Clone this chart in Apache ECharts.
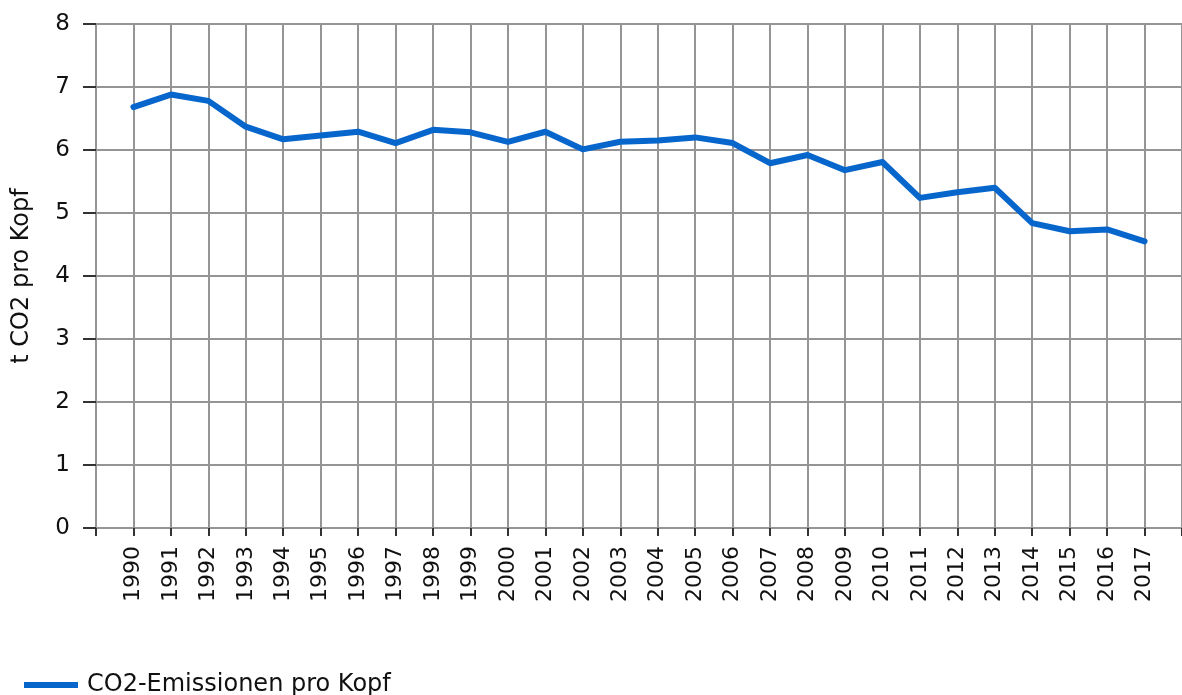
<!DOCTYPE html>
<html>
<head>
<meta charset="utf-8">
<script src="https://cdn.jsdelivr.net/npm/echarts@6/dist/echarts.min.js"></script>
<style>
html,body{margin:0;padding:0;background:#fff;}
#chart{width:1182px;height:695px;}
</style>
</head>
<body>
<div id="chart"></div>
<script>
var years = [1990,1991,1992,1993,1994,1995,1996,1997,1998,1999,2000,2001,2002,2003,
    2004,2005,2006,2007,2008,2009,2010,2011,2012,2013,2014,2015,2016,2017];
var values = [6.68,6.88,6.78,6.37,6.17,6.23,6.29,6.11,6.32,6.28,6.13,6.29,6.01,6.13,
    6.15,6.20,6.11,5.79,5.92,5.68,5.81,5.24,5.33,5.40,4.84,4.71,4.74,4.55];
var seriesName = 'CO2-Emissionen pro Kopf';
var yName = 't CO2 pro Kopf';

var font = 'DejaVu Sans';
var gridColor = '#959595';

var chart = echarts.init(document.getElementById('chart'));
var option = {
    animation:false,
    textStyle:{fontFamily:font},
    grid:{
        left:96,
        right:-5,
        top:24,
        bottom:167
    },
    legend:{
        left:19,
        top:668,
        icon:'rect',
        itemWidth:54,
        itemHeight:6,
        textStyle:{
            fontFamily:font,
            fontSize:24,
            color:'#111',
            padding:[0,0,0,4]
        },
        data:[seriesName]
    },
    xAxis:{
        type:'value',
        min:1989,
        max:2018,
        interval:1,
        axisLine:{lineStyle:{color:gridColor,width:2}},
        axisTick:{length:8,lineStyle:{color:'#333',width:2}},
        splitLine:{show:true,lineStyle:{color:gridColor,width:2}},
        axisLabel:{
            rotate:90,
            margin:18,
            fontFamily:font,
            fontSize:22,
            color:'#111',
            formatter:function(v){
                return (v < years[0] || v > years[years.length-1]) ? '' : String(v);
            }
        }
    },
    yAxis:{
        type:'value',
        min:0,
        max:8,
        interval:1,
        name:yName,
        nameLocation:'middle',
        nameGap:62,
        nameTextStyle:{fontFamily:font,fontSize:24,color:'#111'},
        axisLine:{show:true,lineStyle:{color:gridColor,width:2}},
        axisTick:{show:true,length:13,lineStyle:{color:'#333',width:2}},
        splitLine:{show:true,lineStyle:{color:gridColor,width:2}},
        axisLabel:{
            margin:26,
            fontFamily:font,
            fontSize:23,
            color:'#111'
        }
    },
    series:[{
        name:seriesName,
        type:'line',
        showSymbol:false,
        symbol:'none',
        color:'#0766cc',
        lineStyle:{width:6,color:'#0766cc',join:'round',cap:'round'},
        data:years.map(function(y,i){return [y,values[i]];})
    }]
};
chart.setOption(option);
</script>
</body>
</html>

============================================================

> **WHAT YOU SHOULD DO**: Except for the pictures, print the data above exactly.

> **EXERCISE RESULT**:
Clone this chart in Apache ECharts.
<!DOCTYPE html>
<html>
<head>
<meta charset="utf-8">
<script src="https://cdn.jsdelivr.net/npm/echarts@6/dist/echarts.min.js"></script>
<style>
html,body{margin:0;padding:0;background:#fff;}
#chart{width:1182px;height:695px;}
</style>
</head>
<body>
<div id="chart"></div>
<script>
var years = [1990,1991,1992,1993,1994,1995,1996,1997,1998,1999,2000,2001,2002,2003,
    2004,2005,2006,2007,2008,2009,2010,2011,2012,2013,2014,2015,2016,2017];
var values = [6.68,6.88,6.78,6.37,6.17,6.23,6.29,6.11,6.32,6.28,6.13,6.29,6.01,6.13,
    6.15,6.20,6.11,5.79,5.92,5.68,5.81,5.24,5.33,5.40,4.84,4.71,4.74,4.55];
var seriesName = 'CO2-Emissionen pro Kopf';
var yName = 't CO2 pro Kopf';

var font = 'DejaVu Sans';
var gridColor = '#959595';

var chart = echarts.init(document.getElementById('chart'));
var option = {
    animation:false,
    textStyle:{fontFamily:font},
    grid:{
        left:96,
        right:-5,
        top:24,
        bottom:167
    },
    legend:{
        left:19,
        top:668,
        icon:'rect',
        itemWidth:54,
        itemHeight:6,
        textStyle:{
            fontFamily:font,
            fontSize:24,
            color:'#111',
            padding:[0,0,0,4]
        },
        data:[seriesName]
    },
    xAxis:{
        type:'value',
        min:1989,
        max:2018,
        interval:1,
        axisLine:{lineStyle:{color:gridColor,width:2}},
        axisTick:{length:8,lineStyle:{color:'#333',width:2}},
        splitLine:{show:true,lineStyle:{color:gridColor,width:2}},
        axisLabel:{
            rotate:90,
            margin:18,
            fontFamily:font,
            fontSize:22,
            color:'#111',
            formatter:function(v){
                return (v < years[0] || v > years[years.length-1]) ? '' : String(v);
            }
        }
    },
    yAxis:{
        type:'value',
        min:0,
        max:8,
        interval:1,
        name:yName,
        nameLocation:'middle',
        nameGap:62,
        nameTextStyle:{fontFamily:font,fontSize:24,color:'#111'},
        axisLine:{show:true,lineStyle:{color:gridColor,width:2}},
        axisTick:{show:true,length:13,lineStyle:{color:'#333',width:2}},
        splitLine:{show:true,lineStyle:{color:gridColor,width:2}},
        axisLabel:{
            margin:26,
            fontFamily:font,
            fontSize:23,
            color:'#111'
        }
    },
    series:[{
        name:seriesName,
        type:'line',
        showSymbol:false,
        symbol:'none',
        color:'#0766cc',
        lineStyle:{width:6,color:'#0766cc',join:'round',cap:'round'},
        data:years.map(function(y,i){return [y,values[i]];})
    }]
};
chart.setOption(option);
</script>
</body>
</html>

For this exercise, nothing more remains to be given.